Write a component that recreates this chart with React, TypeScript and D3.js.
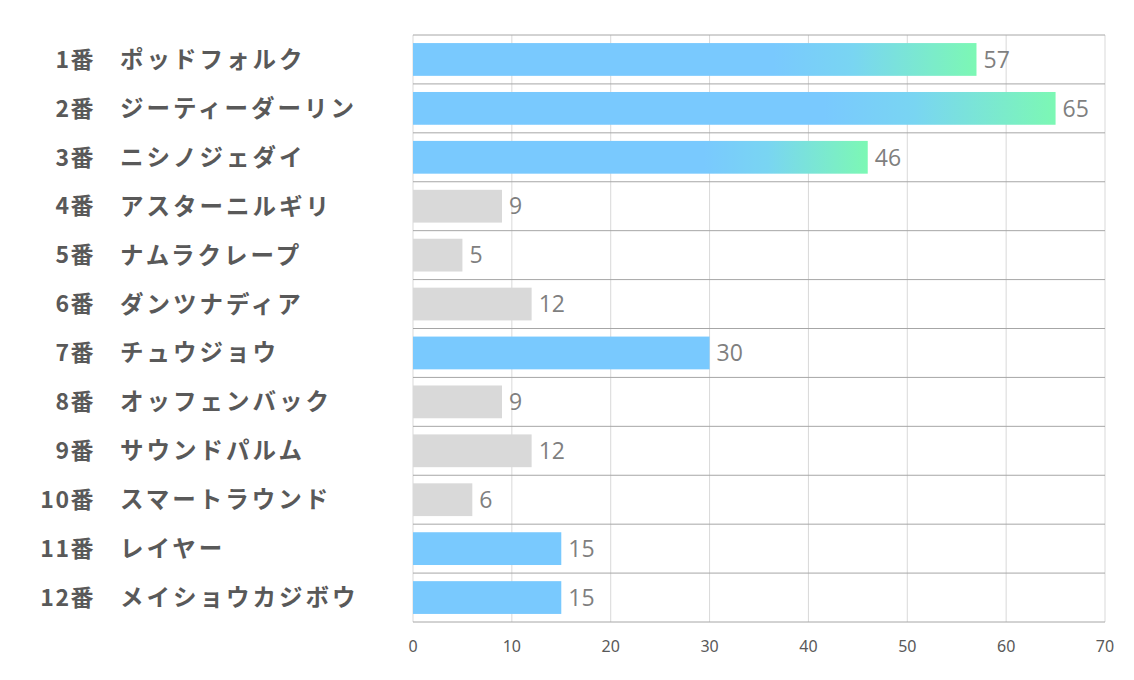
import React from "react";
import * as d3 from "d3";

const numbers = ["1番", "2番", "3番", "4番", "5番", "6番", "7番", "8番", "9番", "10番", "11番", "12番"];
const names = ["ポッドフォルク", "ジーティーダーリン", "ニシノジェダイ", "アスターニルギリ", "ナムラクレープ", "ダンツナディア", "チュウジョウ", "オッフェンバック", "サウンドパルム", "スマートラウンド", "レイヤー", "メイショウカジボウ"];
const values = [57, 65, 46, 9, 5, 12, 30, 9, 12, 6, 15, 15];
const kinds = ["grad", "grad", "grad", "gray", "gray", "gray", "blue", "gray", "gray", "gray", "blue", "blue"];
const xTicks = [0, 10, 20, 30, 40, 50, 60, 70];

const W = 1134, H = 680;
const left = 413, right = 1105, top = 35, bottom = 622;

export default function App() {
  const x = d3.scaleLinear().domain([0, 70]).range([left, right]);
  const y = d3.scaleBand<number>().domain(d3.range(values.length)).range([top, bottom]).paddingInner(0.33).paddingOuter(0.165);
  const rowH = (bottom - top) / values.length;
  const fillFor = (k: string) => (k === "grad" ? "url(#g)" : k === "blue" ? "#79c9fe" : "#d9d9d9");
  return (
    <svg width={W} height={H} style={{ position: "absolute", left: 0, top: 0, background: "#fff" }}>
      <defs>
        <linearGradient id="g" x1="0" x2="1" y1="0" y2="0">
          <stop offset="0" stopColor="#79c9fe" />
          <stop offset="0.64" stopColor="#79c9fe" />
          <stop offset="0.78" stopColor="#79d5f2" />
          <stop offset="1" stopColor="#7cf8b4" />
        </linearGradient>
      </defs>
      {xTicks.map((t) => (
        <line key={"v" + t} x1={x(t)} x2={x(t)} y1={top} y2={bottom} stroke="#d9d9d9" strokeWidth={1} />
      ))}
      {d3.range(values.length + 1).map((i) => (
        <line key={"h" + i} x1={left} x2={right} y1={top + i * rowH} y2={top + i * rowH} stroke="#a6a6a6" strokeWidth={1} />
      ))}
      {values.map((v, i) => (
        <g key={i}>
          <rect x={x(0)} y={y(i)} width={x(v) - x(0)} height={y.bandwidth()} fill={fillFor(kinds[i])} />
          <text x={x(v) + 7} y={(y(i) as number) + y.bandwidth() / 2} dy="0.36em" fontSize={23} fill="#7f7f7f" fontFamily="'Open Sans', 'Noto Sans', sans-serif">
            {v}
          </text>
          <text x={95} y={top + (i + 0.5) * rowH} dy="0.36em" textAnchor="end" fontSize={23} fontWeight="bold" fill="#595959" fontFamily="'Noto Sans CJK JP', sans-serif" letterSpacing={1.5}>
            {numbers[i]}
          </text>
          <text x={120} y={top + (i + 0.5) * rowH} dy="0.36em" fontSize={23.5} fontWeight="bold" fill="#595959" fontFamily="'Noto Sans CJK JP', sans-serif" letterSpacing={3}>
            {names[i]}
          </text>
        </g>
      ))}
      {xTicks.map((t) => (
        <text key={"t" + t} x={x(t)} y={646} dy="0.36em" textAnchor="middle" fontSize={16} fill="#595959" fontFamily="'Noto Sans', sans-serif">
          {t}
        </text>
      ))}
    </svg>
  );
}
********
Copy out each line exactly, without the pictures.

Write a component that recreates this chart with React, TypeScript and D3.js.
import React from "react";
import * as d3 from "d3";

const numbers = ["1番", "2番", "3番", "4番", "5番", "6番", "7番", "8番", "9番", "10番", "11番", "12番"];
const names = ["ポッドフォルク", "ジーティーダーリン", "ニシノジェダイ", "アスターニルギリ", "ナムラクレープ", "ダンツナディア", "チュウジョウ", "オッフェンバック", "サウンドパルム", "スマートラウンド", "レイヤー", "メイショウカジボウ"];
const values = [57, 65, 46, 9, 5, 12, 30, 9, 12, 6, 15, 15];
const kinds = ["grad", "grad", "grad", "gray", "gray", "gray", "blue", "gray", "gray", "gray", "blue", "blue"];
const xTicks = [0, 10, 20, 30, 40, 50, 60, 70];

const W = 1134, H = 680;
const left = 413, right = 1105, top = 35, bottom = 622;

export default function App() {
  const x = d3.scaleLinear().domain([0, 70]).range([left, right]);
  const y = d3.scaleBand<number>().domain(d3.range(values.length)).range([top, bottom]).paddingInner(0.33).paddingOuter(0.165);
  const rowH = (bottom - top) / values.length;
  const fillFor = (k: string) => (k === "grad" ? "url(#g)" : k === "blue" ? "#79c9fe" : "#d9d9d9");
  return (
    <svg width={W} height={H} style={{ position: "absolute", left: 0, top: 0, background: "#fff" }}>
      <defs>
        <linearGradient id="g" x1="0" x2="1" y1="0" y2="0">
          <stop offset="0" stopColor="#79c9fe" />
          <stop offset="0.64" stopColor="#79c9fe" />
          <stop offset="0.78" stopColor="#79d5f2" />
          <stop offset="1" stopColor="#7cf8b4" />
        </linearGradient>
      </defs>
      {xTicks.map((t) => (
        <line key={"v" + t} x1={x(t)} x2={x(t)} y1={top} y2={bottom} stroke="#d9d9d9" strokeWidth={1} />
      ))}
      {d3.range(values.length + 1).map((i) => (
        <line key={"h" + i} x1={left} x2={right} y1={top + i * rowH} y2={top + i * rowH} stroke="#a6a6a6" strokeWidth={1} />
      ))}
      {values.map((v, i) => (
        <g key={i}>
          <rect x={x(0)} y={y(i)} width={x(v) - x(0)} height={y.bandwidth()} fill={fillFor(kinds[i])} />
          <text x={x(v) + 7} y={(y(i) as number) + y.bandwidth() / 2} dy="0.36em" fontSize={23} fill="#7f7f7f" fontFamily="'Open Sans', 'Noto Sans', sans-serif">
            {v}
          </text>
          <text x={95} y={top + (i + 0.5) * rowH} dy="0.36em" textAnchor="end" fontSize={23} fontWeight="bold" fill="#595959" fontFamily="'Noto Sans CJK JP', sans-serif" letterSpacing={1.5}>
            {numbers[i]}
          </text>
          <text x={120} y={top + (i + 0.5) * rowH} dy="0.36em" fontSize={23.5} fontWeight="bold" fill="#595959" fontFamily="'Noto Sans CJK JP', sans-serif" letterSpacing={3}>
            {names[i]}
          </text>
        </g>
      ))}
      {xTicks.map((t) => (
        <text key={"t" + t} x={x(t)} y={646} dy="0.36em" textAnchor="middle" fontSize={16} fill="#595959" fontFamily="'Noto Sans', sans-serif">
          {t}
        </text>
      ))}
    </svg>
  );
}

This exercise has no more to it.